The answer came back sharp. The magnetar drifts at 5.4 ± 0.6 milliarcseconds per year — a gentle pace of about 51 ± 14 kilometers per second across the sky, assuming it sits roughly 2 kiloparsecs away (Chrimes et al. 2025). Its spin-down "characteristic" age lands somewhere around 10,000 to 20,000 years. Young, in star terms. Young enough that its birthplace should still be visible.
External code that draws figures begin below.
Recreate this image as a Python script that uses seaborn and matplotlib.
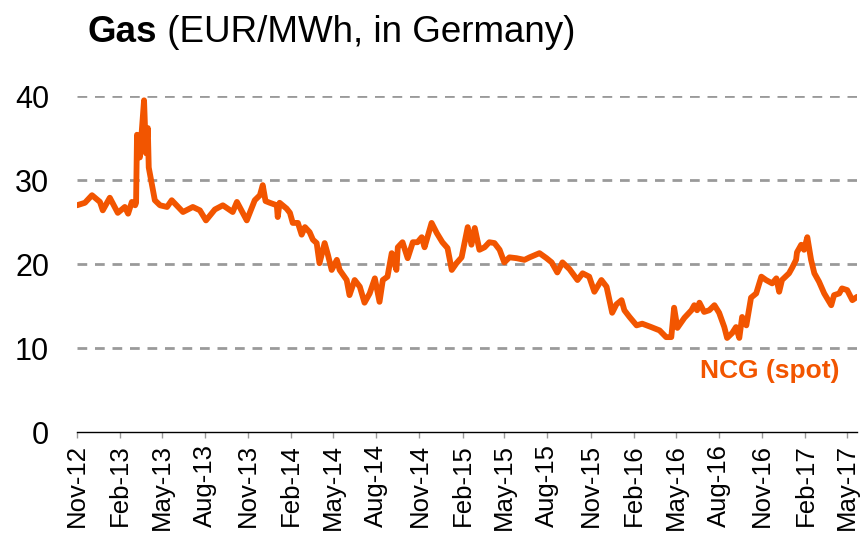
import pandas as pd
import numpy as np
import matplotlib
matplotlib.use("Agg")
import matplotlib.pyplot as plt
import matplotlib.dates as mdates
import seaborn as sns

# NCG spot gas price
dates = [
    "2012-11-01", "2012-11-18", "2012-12-03", "2012-12-20", "2012-12-26",
    "2013-01-10", "2013-01-27", "2013-02-11", "2013-02-18", "2013-02-26",
    "2013-03-05", "2013-03-07", "2013-03-09", "2013-03-15", "2013-03-24",
    "2013-03-28", "2013-04-01", "2013-04-03", "2013-04-16", "2013-04-27",
    "2013-05-12", "2013-05-22", "2013-06-15", "2013-07-06", "2013-07-21",
    "2013-08-03", "2013-08-22", "2013-09-08", "2013-09-29", "2013-10-08",
    "2013-10-29", "2013-11-15", "2013-11-26", "2013-12-02", "2013-12-08",
    "2013-12-17", "2014-01-01", "2014-01-03", "2014-01-07", "2014-01-22",
    "2014-01-29", "2014-02-04", "2014-02-15", "2014-02-23", "2014-03-02",
    "2014-03-12", "2014-03-19", "2014-03-27", "2014-04-02", "2014-04-13",
    "2014-04-20", "2014-04-28", "2014-05-09", "2014-05-15", "2014-05-30",
    "2014-06-05", "2014-06-16", "2014-06-27", "2014-07-07", "2014-07-18",
    "2014-07-29", "2014-08-08", "2014-08-15", "2014-08-25", "2014-09-03",
    "2014-09-13", "2014-09-16", "2014-09-26", "2014-10-07", "2014-10-18",
    "2014-10-28", "2014-11-06", "2014-11-12", "2014-11-27", "2014-12-08",
    "2014-12-20", "2014-12-31", "2015-01-09", "2015-01-19", "2015-01-30",
    "2015-02-12", "2015-02-20", "2015-02-27", "2015-03-09", "2015-03-20",
    "2015-03-30", "2015-04-10", "2015-04-21", "2015-05-01", "2015-05-12",
    "2015-05-27", "2015-06-13", "2015-06-24", "2015-07-15", "2015-07-30",
    "2015-08-10", "2015-08-22", "2015-09-02", "2015-09-17", "2015-10-04",
    "2015-10-15", "2015-10-29", "2015-11-09", "2015-11-24", "2015-12-05",
    "2015-12-17", "2015-12-26", "2016-01-06", "2016-01-12", "2016-01-23",
    "2016-02-07", "2016-02-19", "2016-03-09", "2016-03-27", "2016-04-10",
    "2016-04-21", "2016-04-27", "2016-05-04", "2016-05-19", "2016-06-03",
    "2016-06-09", "2016-06-15", "2016-06-20", "2016-06-30", "2016-07-11",
    "2016-07-22", "2016-08-01", "2016-08-12", "2016-08-18", "2016-08-29",
    "2016-09-06", "2016-09-13", "2016-09-19", "2016-09-28", "2016-10-08",
    "2016-10-19", "2016-10-30", "2016-11-09", "2016-11-22", "2016-12-01",
    "2016-12-07", "2016-12-13", "2016-12-28", "2017-01-04", "2017-01-12",
    "2017-01-14", "2017-01-23", "2017-01-29", "2017-02-05", "2017-02-13",
    "2017-02-20", "2017-03-02", "2017-03-13", "2017-03-28", "2017-04-03",
    "2017-04-14", "2017-04-20", "2017-05-01", "2017-05-12", "2017-05-22",
]
ncg_spot = [
    27.0, 27.3, 28.2, 27.4, 26.4,
    27.9, 26.1, 26.8, 26.0, 27.4,
    27.0, 27.3, 35.4, 32.7, 39.5,
    33.2, 36.2, 31.5, 27.6, 27.0,
    26.8, 27.6, 26.2, 26.8, 26.4,
    25.2, 26.5, 27.0, 26.2, 27.4,
    25.2, 27.6, 28.2, 29.4, 27.5,
    27.3, 27.0, 25.6, 27.3, 26.6,
    26.1, 24.9, 24.9, 23.5, 24.4,
    23.8, 22.9, 22.5, 20.1, 22.5,
    21.1, 19.3, 20.5, 19.3, 18.1,
    16.3, 18.1, 17.3, 15.4, 16.5,
    18.3, 15.5, 18.1, 18.5, 21.3,
    19.3, 22.0, 22.6, 20.7, 22.6,
    22.6, 23.2, 22.0, 24.9, 23.7,
    22.6, 21.9, 19.3, 20.1, 20.8,
    24.4, 22.3, 24.3, 21.7, 22.0,
    22.6, 22.5, 21.7, 20.2, 20.8,
    20.7, 20.5, 20.8, 21.3, 20.7,
    20.2, 19.0, 20.2, 19.4, 18.1,
    18.9, 18.5, 16.7, 18.1, 17.3,
    14.2, 15.2, 15.7, 14.5, 13.7,
    12.7, 12.9, 12.5, 12.1, 11.3,
    11.3, 14.8, 12.4, 13.6, 14.5,
    15.1, 14.5, 15.4, 14.3, 14.5,
    15.1, 14.2, 12.5, 11.2, 11.8,
    12.5, 11.2, 13.7, 12.7, 16.0,
    16.5, 18.5, 18.1, 17.7, 18.3,
    16.7, 18.1, 18.9, 19.6, 20.5,
    21.4, 22.3, 21.7, 23.2, 20.5,
    18.9, 17.9, 16.5, 15.1, 16.3,
    16.5, 17.1, 16.9, 15.7, 16.1,
]
y_ticks = [0, 10, 20, 30, 40]
series_label = "NCG (spot)"

orange = "#F25500"

df = pd.DataFrame({"date": pd.to_datetime(dates), "price": ncg_spot})

sns.set_style("white")
plt.rcParams["font.family"] = ["Liberation Sans", "DejaVu Sans"]
plt.rcParams["text.color"] = "black"
plt.rcParams["xtick.labelcolor"] = "black"
plt.rcParams["ytick.labelcolor"] = "black"

fig = plt.figure(figsize=(8.61, 5.34), dpi=100)
ax = fig.add_axes([0.0894, 0.191, 0.906, 0.629])

sns.lineplot(data=df, x="date", y="price", color=orange, linewidth=4.2, ax=ax)

ax.set_ylim(0, 40)
ax.set_xlim(pd.Timestamp("2012-11-01"), pd.Timestamp("2017-05-22"))
ax.set_yticks(y_ticks)
for v in y_ticks[1:]:
    ax.axhline(v, color="#9a9a9a", linewidth=2, linestyle=(0, (3.5, 2.8)), zorder=0)

xt = pd.date_range("2012-11-01", "2017-05-01", freq="3MS")
ax.set_xticks(xt)
ax.xaxis.set_major_formatter(mdates.DateFormatter("%b-%y"))
ax.tick_params(axis="x", rotation=90, labelsize=18.5, length=4.3, width=1,
               color="#999999", labelcolor="black", direction="out", pad=4.5,
               bottom=True)
ax.tick_params(axis="y", labelsize=22, length=0, pad=20, labelcolor="black")

for s in ["top", "right", "left"]:
    ax.spines[s].set_visible(False)
ax.spines["bottom"].set_color("black")
ax.spines["bottom"].set_linewidth(1)
ax.set_xlabel("")
ax.set_ylabel("")

ax.text(pd.Timestamp("2017-04-14"), 7.3, series_label, color=orange,
        fontsize=19, fontweight="bold", ha="right", va="center")

t1 = fig.text(0.102, 0.921, "Gas", fontsize=26.5, fontweight="bold",
              va="baseline", color="black")
ax.annotate(" (EUR/MWh, in Germany)", xy=(1, 0), xycoords=t1, fontsize=26.5,
            va="bottom", ha="left", color="black")

fig.savefig("out.png", dpi=100)
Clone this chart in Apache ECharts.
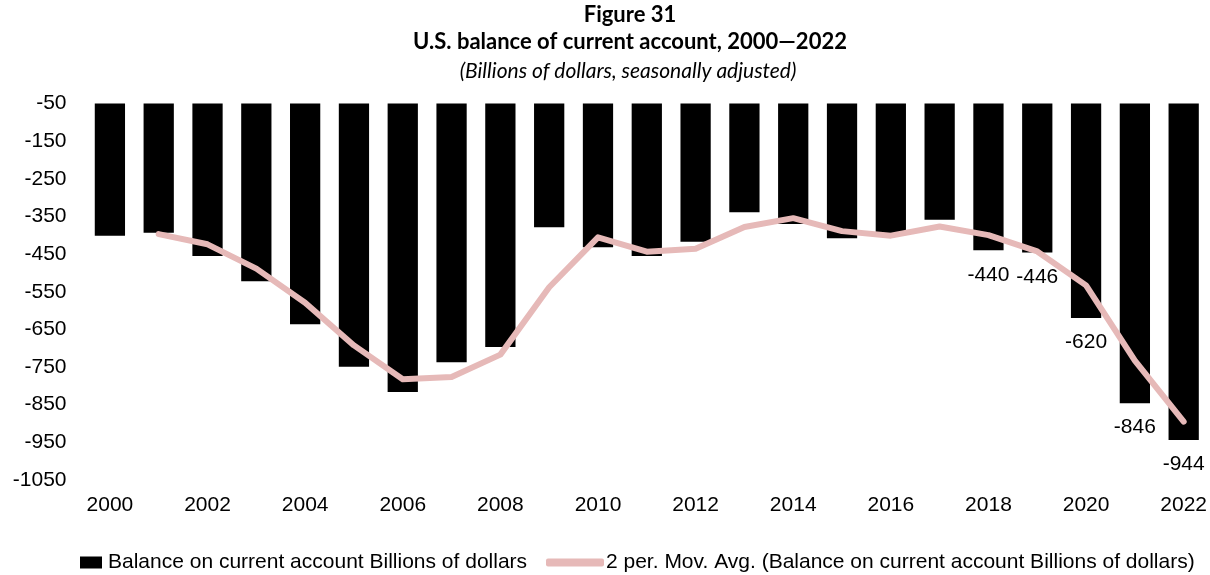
<!DOCTYPE html>
<html>
<head>
<meta charset="utf-8">
<script src="https://cdn.jsdelivr.net/npm/echarts@6/dist/echarts.min.js"></script>
<style>
  html, body { margin: 0; padding: 0; background: #fff; }
  #chart { width: 1210px; height: 575px; }
</style>
</head>
<body>
<div id="chart"></div>
<script>
// data
var years = ['2000', '2001', '2002', '2003', '2004', '2005', '2006', '2007', '2008', '2009', '2010', '2011',
  '2012', '2013', '2014', '2015', '2016', '2017', '2018', '2019', '2020', '2021', '2022'];
var balance = [-401, -393, -455, -522, -636, -749, -816, -737, -697, -379, -432, -455,
  -417, -339, -370, -408, -394, -359, -440, -446, -620, -846, -944];
var movAvg = [null, -397, -424, -488.5, -579, -692.5, -782.5, -776.5, -717, -538, -405.5, -443.5,
  -436, -378, -354.5, -389, -401, -376.5, -399.5, -443, -533, -733, -895];
var labelledYears = ['2018', '2019', '2020', '2021', '2022'];

var barName = 'Balance on current account Billions of dollars';
var lineName = '2 per. Mov. Avg. (Balance on current account Billions of dollars)';
var txtFont = "'Liberation Sans', Arial, sans-serif";

var myChart = echarts.init(document.getElementById('chart'));
myChart.setOption({
  animation: false,
  title: [
    {
      text: 'Figure 31',
      left: 630, top: 4, textAlign: 'center', padding: 0,
      textStyle: { fontFamily: 'Lato', fontWeight: 'bold', fontSize: 22, color: '#000' }
    },
    {
      text: 'U.S. balance of current account, 2000\u20142022',
      left: 630, top: 31, textAlign: 'center', padding: 0,
      textStyle: { fontFamily: 'Lato', fontWeight: 'bold', fontSize: 22, color: '#000' }
    },
    {
      text: '(Billions of dollars, seasonally adjusted)',
      left: 628, top: 61, textAlign: 'center', padding: 0,
      textStyle: { fontFamily: 'Lato', fontStyle: 'italic', fontWeight: 'normal', fontSize: 21, color: '#000' }
    }
  ],
  grid: { left: 85.5, right: 0, top: 103.5, bottom: 95, containLabel: false },
  legend: [
    {
      data: [barName],
      left: 80, top: 552, padding: 0,
      itemWidth: 22, itemHeight: 12, itemGap: 5, icon: 'rect',
      textStyle: { fontFamily: txtFont, fontSize: 21, color: '#000', padding: [0, 0, 0, 1] }
    },
    {
      data: [{ name: lineName, icon: 'roundRect' }],
      left: 546, top: 552, padding: 0,
      itemWidth: 58, itemHeight: 8,
      textStyle: { fontFamily: txtFont, fontSize: 21, color: '#000', padding: [0, 0, 0, -3] }
    }
  ],
  xAxis: {
    type: 'category',
    data: years,
    position: 'bottom',
    axisLine: { show: false, onZero: false },
    axisTick: { show: false },
    splitLine: { show: false },
    axisLabel: { interval: 1, margin: 15, color: '#000', fontFamily: txtFont, fontSize: 21 }
  },
  yAxis: {
    type: 'value',
    min: -1050, max: -50, interval: 100,
    axisLine: { show: false },
    axisTick: { show: false },
    splitLine: { show: false },
    axisLabel: {
      margin: 19, color: '#000', fontFamily: txtFont, fontSize: 21,
      formatter: function (v) { return String(v); }
    }
  },
  series: [
    {
      name: barName,
      type: 'bar',
      data: balance,
      barCategoryGap: '38%',
      clip: true,
      itemStyle: { color: '#000' },
      label: {
        show: true,
        position: 'bottom',
        distance: 14,
        color: '#000',
        fontFamily: txtFont,
        fontSize: 21,
        formatter: function (p) {
          return labelledYears.indexOf(p.name) >= 0 ? String(p.value) : '';
        }
      }
    },
    {
      name: lineName,
      type: 'line',
      data: movAvg,
      symbol: 'none',
      smooth: false,
      itemStyle: { color: '#E6B9B8' },
      lineStyle: { color: '#E6B9B8', width: 6, cap: 'round', join: 'round' }
    }
  ]
});
</script>
</body>
</html>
Here's the part that breaks everything. The team rewound the magnetar's motion, playing the film backward to see where it had come from. The trail did not lead to HB9 — not in speed, not in direction. The paper says it flat out: "a physical association between SGR 0501+4516 and HB9 is therefore ruled out by both the magnitude and direction of the proper motion" (Chrimes et al. 2025). And it gets stranger. Following that backward path across the magnetar's whole likely lifetime, they found nothing waiting at the other end — no other supernova remnant, no cluster of massive stars, no nursery of any kind anywhere along the line (ESA). The team also locked down a faint near-infrared counterpart with oddly non-stellar colors, which is what pinned the object's exact position for the whole motion study.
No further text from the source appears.